CESC, the power supplier whose representatives were present during the team’s visit, dismissed the possibility of voltage fluctuation, demanding to know if anything in the records suggested so.

Since the control room doesn’t have even the means to monitor voltage, there is no record.

Even if there was a sharp voltage fluctuation, it might not necessarily have been the suppliers’ fault. Sunday’s Indian Premier League match was different from the day-night ODIs played before at the Eden.

Several new elements had been added to jazz up the T20experience and all these were power guzzlers:

• A high-powersound system;

• An illuminated stage for Shah Rukh to perform;

• A separate television studio that needed 10-12 air conditioners.

The Cricket Association of Bengal (CAB) is responsible for operating and maintaining the lighting system and has outsourced the job to a private company.

The team found the skill levels of the operators inadequate. Gautam Mohan Chakrabarti, the police commissioner, said later: “The team told the CAB to employ operators with better skills and do it immediately.”
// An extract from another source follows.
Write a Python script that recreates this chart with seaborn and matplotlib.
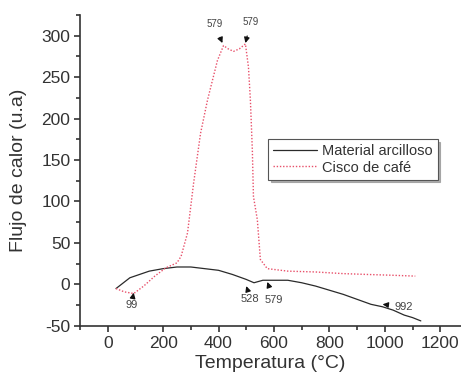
import numpy as np
import pandas as pd
import matplotlib
matplotlib.use("Agg")
import matplotlib.pyplot as plt
import seaborn as sns

# Material arcilloso (black solid)
arc_T = [30, 80, 150, 200, 250, 300, 350, 400, 450, 500, 528, 560, 600, 650, 700, 750, 800, 850, 900, 950, 992, 1030, 1070, 1100, 1130]
arc_Q = [-5, 8, 16, 19, 21, 21, 19, 17, 12, 6, 2, 5, 5, 5, 2, -2, -7, -12, -18, -24, -27, -31, -37, -40, -44]

# Cisco de café (red dotted)
caf_T = [30, 60, 94, 130, 170, 210, 250, 265, 288, 310, 335, 360, 396, 418, 435, 454, 475, 497, 508, 515, 522, 526, 540, 551, 576, 650, 750, 850, 937, 1030, 1110]
caf_Q = [-5, -9, -11, -2, 10, 20, 26, 34, 62, 122, 182, 222, 270, 288, 284, 281, 284, 290, 262, 222, 162, 106, 78, 30, 19, 16, 15, 13, 12, 11, 10]

ann_text = ["579", "579", "99", "528", "579", "992"]
ann_xy = [(414, 291), (497, 291), (94, -10), (500, -2), (576, 3), (992, -24)]
ann_xytext = [(385, 314), (516, 316), (85, -25), (515, -17), (600, -19), (1067, -27)]
ann_size = [7, 7, 8, 8, 8, 8]

sns.set_theme(style="ticks")
plt.rcParams['font.family'] = ['Liberation Sans', 'DejaVu Sans']
plt.rcParams['axes.unicode_minus'] = False

fig = plt.figure(figsize=(4.61, 3.72), dpi=100)
ax = fig.add_axes([0.1735, 0.124, 0.8265, 0.836])

df1 = pd.DataFrame({"T": arc_T, "Q": arc_Q})
df2 = pd.DataFrame({"T": caf_T, "Q": caf_Q})
sns.lineplot(data=df1, x="T", y="Q", ax=ax, color="#2a2a2a", lw=0.9, label="Material arcilloso")
sns.lineplot(data=df2, x="T", y="Q", ax=ax, color="#e8506a", lw=1.0, linestyle=(0, (1, 1.3)), label="Cisco de café")

for t, xy, xyt, fs in zip(ann_text, ann_xy, ann_xytext, ann_size):
    ax.annotate(t, xy=xy, xytext=xyt, fontsize=fs, color="#444444", ha="center", va="center",
                arrowprops=dict(arrowstyle="-|>", color="#111111", lw=0.9, mutation_scale=8, shrinkA=4, shrinkB=0))

ax.set_xlim(-100, 1275)
ax.set_ylim(-50, 325)
ax.set_xticks([0, 200, 400, 600, 800, 1000, 1200])
ax.set_xticks(np.arange(-100, 1300, 100), minor=True)
ax.set_yticks(np.arange(-50, 301, 50))
ax.set_yticks(np.arange(-50, 326, 25), minor=True)
ax.tick_params(axis="both", which="major", labelsize=12.5, length=4, width=1.2, color="#333333", labelcolor="#333333", pad=3)
ax.tick_params(axis="both", which="minor", length=3, width=1.2, color="#333333")
ax.set_xlabel("Temperatura (°C)", fontsize=14, color="#333333", labelpad=3)
ax.set_ylabel("Flujo de calor (u.a)", fontsize=14, color="#333333", labelpad=10)
for s in ["top", "right"]:
    ax.spines[s].set_visible(False)
for s in ["left", "bottom"]:
    ax.spines[s].set_color("#333333")
    ax.spines[s].set_linewidth(1.2)

leg = ax.legend(loc="upper left", bbox_to_anchor=(0.493, 0.60), fontsize=10.5, frameon=True, fancybox=False,
                shadow={"color": "#999999", "alpha": 0.8}, borderpad=0.35, handlelength=3.0, labelspacing=0.15,
                handletextpad=0.35, borderaxespad=0)
leg.get_frame().set_edgecolor("#555555")
leg.get_frame().set_linewidth(0.8)
for txt in leg.get_texts():
    txt.set_color("#333333")

fig.savefig("out.png", dpi=100)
Inside the control rooms, the temperature has to be maintained at a certain level to prevent overheating during summer, the team has suggested. These rooms don’t even have fans, not to speak of air conditioners.

Even after all these precautions, the team has said CESC should not supply to other consumers from the same feeders that keep the Eden lit up during matches.

All the recommendations have to be acted upon by April 25.

The lighting system used on the ground is made by Philips, whose representatives accompanied the inquiry team to the Eden on Tuesday.

Experts on in-stadia lighting said all illumination systems using metal halide lamps — as at Eden Gardens — in sports arenas are run by diesel generators because the cost of power failure is too high.

It is not possible, however, to instal these sets by April 29.